__Directive__. Give back an exact copy of the lines from the start of the material through the line bearing "Chart.register(...registerables);". Include both ends and nothing else.

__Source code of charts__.
────

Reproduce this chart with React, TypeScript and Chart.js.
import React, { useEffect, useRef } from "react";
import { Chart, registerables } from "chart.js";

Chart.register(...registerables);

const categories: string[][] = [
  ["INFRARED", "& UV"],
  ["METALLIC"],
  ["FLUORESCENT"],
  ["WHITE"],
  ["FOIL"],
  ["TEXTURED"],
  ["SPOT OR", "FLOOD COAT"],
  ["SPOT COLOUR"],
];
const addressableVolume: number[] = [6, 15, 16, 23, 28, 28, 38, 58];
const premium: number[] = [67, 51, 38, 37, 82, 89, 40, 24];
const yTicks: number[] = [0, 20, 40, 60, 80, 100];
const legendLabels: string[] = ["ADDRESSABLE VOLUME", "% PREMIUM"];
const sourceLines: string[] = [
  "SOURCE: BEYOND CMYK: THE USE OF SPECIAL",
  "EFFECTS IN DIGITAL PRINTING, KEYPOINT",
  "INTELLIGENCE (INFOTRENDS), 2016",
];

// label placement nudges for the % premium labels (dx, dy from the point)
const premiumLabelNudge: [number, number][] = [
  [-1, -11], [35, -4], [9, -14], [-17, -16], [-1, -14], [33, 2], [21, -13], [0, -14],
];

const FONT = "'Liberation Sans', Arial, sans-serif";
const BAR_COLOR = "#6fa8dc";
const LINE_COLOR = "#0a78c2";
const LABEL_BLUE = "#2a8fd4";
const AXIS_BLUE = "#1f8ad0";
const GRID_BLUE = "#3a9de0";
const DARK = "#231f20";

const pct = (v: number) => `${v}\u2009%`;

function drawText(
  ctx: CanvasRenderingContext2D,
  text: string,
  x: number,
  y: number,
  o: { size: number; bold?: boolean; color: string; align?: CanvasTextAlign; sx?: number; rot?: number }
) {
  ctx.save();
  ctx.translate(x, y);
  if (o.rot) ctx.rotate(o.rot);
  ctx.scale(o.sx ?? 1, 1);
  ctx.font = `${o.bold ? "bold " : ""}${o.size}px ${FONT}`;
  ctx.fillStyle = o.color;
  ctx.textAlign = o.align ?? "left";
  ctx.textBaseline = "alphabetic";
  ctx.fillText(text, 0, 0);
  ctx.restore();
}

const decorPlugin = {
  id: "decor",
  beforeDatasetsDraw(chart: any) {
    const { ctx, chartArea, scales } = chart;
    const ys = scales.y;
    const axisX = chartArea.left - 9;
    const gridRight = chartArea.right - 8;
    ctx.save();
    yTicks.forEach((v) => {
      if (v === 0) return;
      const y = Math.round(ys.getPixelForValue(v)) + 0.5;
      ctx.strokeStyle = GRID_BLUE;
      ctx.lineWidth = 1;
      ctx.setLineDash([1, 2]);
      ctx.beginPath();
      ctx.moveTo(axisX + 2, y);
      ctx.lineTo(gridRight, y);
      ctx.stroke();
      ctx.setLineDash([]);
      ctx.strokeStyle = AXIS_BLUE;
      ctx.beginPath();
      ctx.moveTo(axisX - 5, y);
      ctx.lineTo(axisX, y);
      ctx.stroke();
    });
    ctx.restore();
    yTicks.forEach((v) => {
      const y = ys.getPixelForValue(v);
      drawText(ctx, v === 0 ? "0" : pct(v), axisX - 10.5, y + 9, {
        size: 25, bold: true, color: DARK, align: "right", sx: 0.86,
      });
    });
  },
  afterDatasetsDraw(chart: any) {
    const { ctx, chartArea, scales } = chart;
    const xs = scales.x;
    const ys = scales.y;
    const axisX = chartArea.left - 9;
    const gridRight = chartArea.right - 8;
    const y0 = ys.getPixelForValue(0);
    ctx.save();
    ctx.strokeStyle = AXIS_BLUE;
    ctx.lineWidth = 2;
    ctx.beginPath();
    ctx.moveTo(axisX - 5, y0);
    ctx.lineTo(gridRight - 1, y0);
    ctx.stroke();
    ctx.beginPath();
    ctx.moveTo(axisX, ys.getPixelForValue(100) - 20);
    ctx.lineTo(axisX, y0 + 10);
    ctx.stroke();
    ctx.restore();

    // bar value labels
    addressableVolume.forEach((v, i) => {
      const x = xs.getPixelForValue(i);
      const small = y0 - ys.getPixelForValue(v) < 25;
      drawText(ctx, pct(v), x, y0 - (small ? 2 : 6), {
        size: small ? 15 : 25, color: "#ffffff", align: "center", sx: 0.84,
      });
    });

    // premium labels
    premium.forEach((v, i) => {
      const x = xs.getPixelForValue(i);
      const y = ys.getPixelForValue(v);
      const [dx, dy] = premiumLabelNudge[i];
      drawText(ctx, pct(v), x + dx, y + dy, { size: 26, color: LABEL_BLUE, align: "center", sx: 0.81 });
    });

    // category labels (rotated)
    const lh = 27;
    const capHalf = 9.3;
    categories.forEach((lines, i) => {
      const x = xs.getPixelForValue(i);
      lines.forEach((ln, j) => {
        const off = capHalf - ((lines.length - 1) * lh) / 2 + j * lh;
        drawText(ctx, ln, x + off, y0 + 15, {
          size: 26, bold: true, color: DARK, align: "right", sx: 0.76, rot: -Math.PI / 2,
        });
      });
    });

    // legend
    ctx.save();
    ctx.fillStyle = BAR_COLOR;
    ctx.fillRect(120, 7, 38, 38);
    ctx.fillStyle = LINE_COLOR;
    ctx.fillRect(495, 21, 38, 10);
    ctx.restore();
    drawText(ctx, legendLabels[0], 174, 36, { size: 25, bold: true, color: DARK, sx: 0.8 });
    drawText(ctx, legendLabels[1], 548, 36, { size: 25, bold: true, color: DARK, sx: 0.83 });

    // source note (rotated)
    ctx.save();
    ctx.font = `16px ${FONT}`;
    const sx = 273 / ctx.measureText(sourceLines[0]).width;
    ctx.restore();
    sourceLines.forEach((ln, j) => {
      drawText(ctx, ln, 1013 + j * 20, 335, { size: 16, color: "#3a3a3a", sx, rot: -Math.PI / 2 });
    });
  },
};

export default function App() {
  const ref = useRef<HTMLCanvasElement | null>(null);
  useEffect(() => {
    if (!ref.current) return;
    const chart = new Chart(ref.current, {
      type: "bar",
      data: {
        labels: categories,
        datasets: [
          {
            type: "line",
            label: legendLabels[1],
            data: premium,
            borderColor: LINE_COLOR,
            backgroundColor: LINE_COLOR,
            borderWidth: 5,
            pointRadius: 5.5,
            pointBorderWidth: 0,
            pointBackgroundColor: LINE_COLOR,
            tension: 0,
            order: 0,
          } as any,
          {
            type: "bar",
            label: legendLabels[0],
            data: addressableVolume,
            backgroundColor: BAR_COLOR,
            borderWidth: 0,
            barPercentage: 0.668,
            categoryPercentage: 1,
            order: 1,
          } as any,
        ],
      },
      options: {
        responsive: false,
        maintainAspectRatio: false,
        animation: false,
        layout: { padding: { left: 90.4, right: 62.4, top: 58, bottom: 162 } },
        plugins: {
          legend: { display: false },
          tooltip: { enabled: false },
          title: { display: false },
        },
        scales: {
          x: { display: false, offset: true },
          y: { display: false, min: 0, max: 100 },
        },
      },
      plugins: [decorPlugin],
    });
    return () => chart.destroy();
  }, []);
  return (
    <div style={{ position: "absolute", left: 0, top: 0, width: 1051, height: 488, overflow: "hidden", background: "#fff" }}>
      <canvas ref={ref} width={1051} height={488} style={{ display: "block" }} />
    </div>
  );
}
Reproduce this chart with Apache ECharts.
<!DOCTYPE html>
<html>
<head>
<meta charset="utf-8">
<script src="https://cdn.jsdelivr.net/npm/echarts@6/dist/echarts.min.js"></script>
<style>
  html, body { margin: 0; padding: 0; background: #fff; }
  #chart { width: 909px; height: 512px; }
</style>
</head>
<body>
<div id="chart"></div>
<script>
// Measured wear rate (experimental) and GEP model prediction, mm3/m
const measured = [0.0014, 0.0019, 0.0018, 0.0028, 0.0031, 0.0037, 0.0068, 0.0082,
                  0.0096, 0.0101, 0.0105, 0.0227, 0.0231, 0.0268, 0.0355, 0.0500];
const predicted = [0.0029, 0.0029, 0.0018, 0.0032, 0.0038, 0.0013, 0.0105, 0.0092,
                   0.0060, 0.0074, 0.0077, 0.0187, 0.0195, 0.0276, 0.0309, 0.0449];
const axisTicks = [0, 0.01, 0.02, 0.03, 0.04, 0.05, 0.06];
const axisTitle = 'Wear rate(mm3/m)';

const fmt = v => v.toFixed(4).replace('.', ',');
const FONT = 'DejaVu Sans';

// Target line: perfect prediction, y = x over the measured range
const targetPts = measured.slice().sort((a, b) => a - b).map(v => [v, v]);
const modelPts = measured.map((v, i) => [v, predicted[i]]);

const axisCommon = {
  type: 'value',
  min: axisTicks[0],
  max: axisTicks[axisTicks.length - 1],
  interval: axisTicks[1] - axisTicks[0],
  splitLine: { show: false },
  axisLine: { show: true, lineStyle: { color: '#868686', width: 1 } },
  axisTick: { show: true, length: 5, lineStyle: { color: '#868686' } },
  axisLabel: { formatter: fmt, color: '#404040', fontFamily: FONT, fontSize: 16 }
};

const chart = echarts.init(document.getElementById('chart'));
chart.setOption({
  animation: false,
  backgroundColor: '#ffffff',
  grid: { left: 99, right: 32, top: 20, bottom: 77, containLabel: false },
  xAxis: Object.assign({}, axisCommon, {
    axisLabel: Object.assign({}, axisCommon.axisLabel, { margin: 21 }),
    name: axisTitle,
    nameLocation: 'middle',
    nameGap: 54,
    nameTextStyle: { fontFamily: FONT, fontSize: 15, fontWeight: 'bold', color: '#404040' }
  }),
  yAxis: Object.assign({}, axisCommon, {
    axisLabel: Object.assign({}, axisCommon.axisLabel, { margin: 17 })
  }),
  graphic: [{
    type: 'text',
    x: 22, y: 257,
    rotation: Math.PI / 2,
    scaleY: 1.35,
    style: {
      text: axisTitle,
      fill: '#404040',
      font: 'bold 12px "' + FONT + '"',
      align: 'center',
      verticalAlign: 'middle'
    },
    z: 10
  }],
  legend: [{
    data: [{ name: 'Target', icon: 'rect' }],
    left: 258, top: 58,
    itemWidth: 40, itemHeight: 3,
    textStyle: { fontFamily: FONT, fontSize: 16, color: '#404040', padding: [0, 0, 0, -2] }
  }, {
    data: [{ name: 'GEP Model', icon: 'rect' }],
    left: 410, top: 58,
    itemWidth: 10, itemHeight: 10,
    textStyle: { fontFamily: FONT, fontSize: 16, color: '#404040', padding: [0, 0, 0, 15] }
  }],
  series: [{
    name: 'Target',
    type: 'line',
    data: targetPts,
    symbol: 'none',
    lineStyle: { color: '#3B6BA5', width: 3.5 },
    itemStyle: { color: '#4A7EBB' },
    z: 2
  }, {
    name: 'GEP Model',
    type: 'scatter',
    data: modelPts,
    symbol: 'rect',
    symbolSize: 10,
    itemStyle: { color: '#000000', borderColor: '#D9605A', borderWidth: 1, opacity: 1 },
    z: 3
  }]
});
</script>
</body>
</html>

────

__Exercise result__.
Reproduce this chart with React, TypeScript and Chart.js.
import React, { useEffect, useRef } from "react";
import { Chart, registerables } from "chart.js";

Chart.register(...registerables);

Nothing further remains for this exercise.